▶ **THE PROBLEM**
Exclude the pictures and return every line exactly as written.

▶ **PROVIDED MATERIAL**
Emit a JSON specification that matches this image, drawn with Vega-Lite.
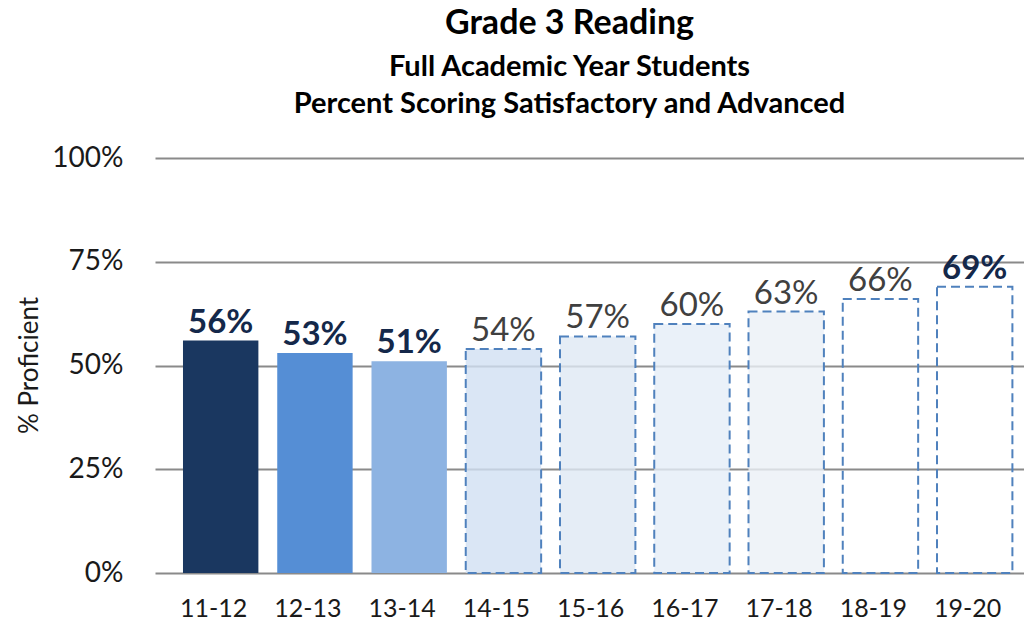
{
  "$schema": "https://vega.github.io/schema/vega-lite/v6.json",
  "autosize": "none",
  "width": 869,
  "height": 415,
  "padding": {"left": 155, "top": 158, "right": 0, "bottom": 47},
  "background": "white",
  "config": {
    "font": "Lato",
    "view": {"stroke": null}
  },
  "title": {
    "text": "Grade 3 Reading",
    "subtitle": ["Full Academic Year Students", "Percent Scoring Satisfactory and Advanced"],
    "anchor": "middle",
    "frame": "group",
    "dx": -20,
    "offset": 25,
    "font": "Lato",
    "fontSize": 34,
    "fontWeight": "bold",
    "color": "#000000",
    "subtitleFont": "Lato",
    "subtitleFontSize": 29,
    "subtitleFontWeight": "bold",
    "subtitleColor": "#000000",
    "subtitleLineHeight": 37,
    "subtitlePadding": 12
  },
  "data": {
    "values": [
      {"period": "11-12", "value": 0.56, "type": "actual"},
      {"period": "12-13", "value": 0.53, "type": "actual"},
      {"period": "13-14", "value": 0.51, "type": "actual"},
      {"period": "14-15", "value": 0.54, "type": "target"},
      {"period": "15-16", "value": 0.57, "type": "target"},
      {"period": "16-17", "value": 0.60, "type": "target"},
      {"period": "17-18", "value": 0.63, "type": "target"},
      {"period": "18-19", "value": 0.66, "type": "target"},
      {"period": "19-20", "value": 0.69, "type": "target"}
    ]
  },
  "encoding": {
    "x": {
      "field": "period",
      "type": "nominal",
      "sort": null,
      "scale": {"paddingInner": 0.2, "paddingOuter": 0.21, "align": 0.707},
      "axis": {
        "title": null,
        "labelAngle": 0,
        "labelFont": "Lato",
        "labelFontSize": 25,
        "labelColor": "#1a1a1a",
        "labelPadding": 23,
        "labelOffset": -7,
        "ticks": false,
        "tickSize": 0,
        "domain": false,
        "grid": false
      }
    },
    "y": {
      "field": "value",
      "type": "quantitative",
      "scale": {"domain": [0, 1], "nice": false},
      "axis": {
        "title": "% Proficient",
        "values": [0, 0.25, 0.5, 0.75, 1],
        "format": ".0%",
        "labelFont": "Lato",
        "labelFontSize": 28,
        "labelColor": "#1a1a1a",
        "labelPadding": 32,
        "ticks": false,
        "tickSize": 0,
        "domain": false,
        "grid": true,
        "gridColor": "#8a8a8a",
        "gridWidth": 2,
        "titleFont": "Lato",
        "titleFontSize": 26,
        "titleFontWeight": "normal",
        "titleColor": "#1a1a1a",
        "titleAngle": -90,
        "titleX": -118,
        "titleY": 207,
        "titleAlign": "center",
        "titleBaseline": "alphabetic"
      }
    }
  },
  "layer": [
    {
      "mark": {"type": "bar", "stroke": "#4f81bd"},
      "encoding": {
        "fill": {
          "field": "period",
          "type": "nominal",
          "legend": null,
          "scale": {
            "domain": ["11-12", "12-13", "13-14", "14-15", "15-16", "16-17", "17-18", "18-19", "19-20"],
            "range": ["#1a3760", "#558ed5", "#8db3e2", "#d1e0f3", "#dee8f4", "#e5edf8", "#ebf0f6", "transparent", "transparent"]
          }
        },
        "fillOpacity": {
          "field": "type",
          "type": "nominal",
          "legend": null,
          "scale": {"domain": ["actual", "target"], "range": [1, 0.8]}
        },
        "strokeWidth": {
          "field": "type",
          "type": "nominal",
          "legend": null,
          "scale": {"domain": ["actual", "target"], "range": [0, 2]}
        },
        "strokeDash": {
          "field": "type",
          "type": "nominal",
          "legend": null,
          "scale": {"domain": ["actual", "target"], "range": [[1, 0], [9, 5]]}
        }
      }
    },
    {
      "transform": [{"filter": "datum.type == 'actual' || datum.period == '19-20'"}],
      "mark": {"type": "text", "baseline": "alphabetic", "dy": -8, "fontSize": 33, "fontWeight": "bold", "color": "#14284a", "font": "Lato"},
      "encoding": {
        "text": {"field": "value", "type": "quantitative", "format": ".0%"}
      }
    },
    {
      "transform": [{"filter": "datum.type == 'target' && datum.period != '19-20'"}],
      "mark": {"type": "text", "baseline": "alphabetic", "dy": -8, "fontSize": 33, "fontWeight": "normal", "color": "#404040", "font": "Lato"},
      "encoding": {
        "text": {"field": "value", "type": "quantitative", "format": ".0%"}
      }
    }
  ]
}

▶ **SOLUTION FOR THIS TASK**
Emit a JSON specification that matches this image, drawn with Vega-Lite.
{
  "$schema": "https://vega.github.io/schema/vega-lite/v6.json",
  "autosize": "none",
  "width": 869,
  "height": 415,
  "padding": {"left": 155, "top": 158, "right": 0, "bottom": 47},
  "background": "white",
  "config": {
    "font": "Lato",
    "view": {"stroke": null}
  },
  "title": {
    "text": "Grade 3 Reading",
    "subtitle": ["Full Academic Year Students", "Percent Scoring Satisfactory and Advanced"],
    "anchor": "middle",
    "frame": "group",
    "dx": -20,
    "offset": 25,
    "font": "Lato",
    "fontSize": 34,
    "fontWeight": "bold",
    "color": "#000000",
    "subtitleFont": "Lato",
    "subtitleFontSize": 29,
    "subtitleFontWeight": "bold",
    "subtitleColor": "#000000",
    "subtitleLineHeight": 37,
    "subtitlePadding": 12
  },
  "data": {
    "values": [
      {"period": "11-12", "value": 0.56, "type": "actual"},
      {"period": "12-13", "value": 0.53, "type": "actual"},
      {"period": "13-14", "value": 0.51, "type": "actual"},
      {"period": "14-15", "value": 0.54, "type": "target"},
      {"period": "15-16", "value": 0.57, "type": "target"},
      {"period": "16-17", "value": 0.60, "type": "target"},
      {"period": "17-18", "value": 0.63, "type": "target"},
      {"period": "18-19", "value": 0.66, "type": "target"},
      {"period": "19-20", "value": 0.69, "type": "target"}
    ]
  },
  "encoding": {
    "x": {
      "field": "period",
      "type": "nominal",
      "sort": null,
      "scale": {"paddingInner": 0.2, "paddingOuter": 0.21, "align": 0.707},
      "axis": {
        "title": null,
        "labelAngle": 0,
        "labelFont": "Lato",
        "labelFontSize": 25,
        "labelColor": "#1a1a1a",
        "labelPadding": 23,
        "labelOffset": -7,
        "ticks": false,
        "tickSize": 0,
        "domain": false,
        "grid": false
      }
    },
    "y": {
      "field": "value",
      "type": "quantitative",
      "scale": {"domain": [0, 1], "nice": false},
      "axis": {
        "title": "% Proficient",
        "values": [0, 0.25, 0.5, 0.75, 1],
        "format": ".0%",
        "labelFont": "Lato",
        "labelFontSize": 28,
        "labelColor": "#1a1a1a",
        "labelPadding": 32,
        "ticks": false,
        "tickSize": 0,
        "domain": false,
        "grid": true,
        "gridColor": "#8a8a8a",
        "gridWidth": 2,
        "titleFont": "Lato",
        "titleFontSize": 26,
        "titleFontWeight": "normal",
        "titleColor": "#1a1a1a",
        "titleAngle": -90,
        "titleX": -118,
        "titleY": 207,
        "titleAlign": "center",
        "titleBaseline": "alphabetic"
      }
    }
  },
  "layer": [
    {
      "mark": {"type": "bar", "stroke": "#4f81bd"},
      "encoding": {
        "fill": {
          "field": "period",
          "type": "nominal",
          "legend": null,
          "scale": {
            "domain": ["11-12", "12-13", "13-14", "14-15", "15-16", "16-17", "17-18", "18-19", "19-20"],
            "range": ["#1a3760", "#558ed5", "#8db3e2", "#d1e0f3", "#dee8f4", "#e5edf8", "#ebf0f6", "transparent", "transparent"]
          }
        },
        "fillOpacity": {
          "field": "type",
          "type": "nominal",
          "legend": null,
          "scale": {"domain": ["actual", "target"], "range": [1, 0.8]}
        },
        "strokeWidth": {
          "field": "type",
          "type": "nominal",
          "legend": null,
          "scale": {"domain": ["actual", "target"], "range": [0, 2]}
        },
        "strokeDash": {
          "field": "type",
          "type": "nominal",
          "legend": null,
          "scale": {"domain": ["actual", "target"], "range": [[1, 0], [9, 5]]}
        }
      }
    },
    {
      "transform": [{"filter": "datum.type == 'actual' || datum.period == '19-20'"}],
      "mark": {"type": "text", "baseline": "alphabetic", "dy": -8, "fontSize": 33, "fontWeight": "bold", "color": "#14284a", "font": "Lato"},
      "encoding": {
        "text": {"field": "value", "type": "quantitative", "format": ".0%"}
      }
    },
    {
      "transform": [{"filter": "datum.type == 'target' && datum.period != '19-20'"}],
      "mark": {"type": "text", "baseline": "alphabetic", "dy": -8, "fontSize": 33, "fontWeight": "normal", "color": "#404040", "font": "Lato"},
      "encoding": {
        "text": {"field": "value", "type": "quantitative", "format": ".0%"}
      }
    }
  ]
}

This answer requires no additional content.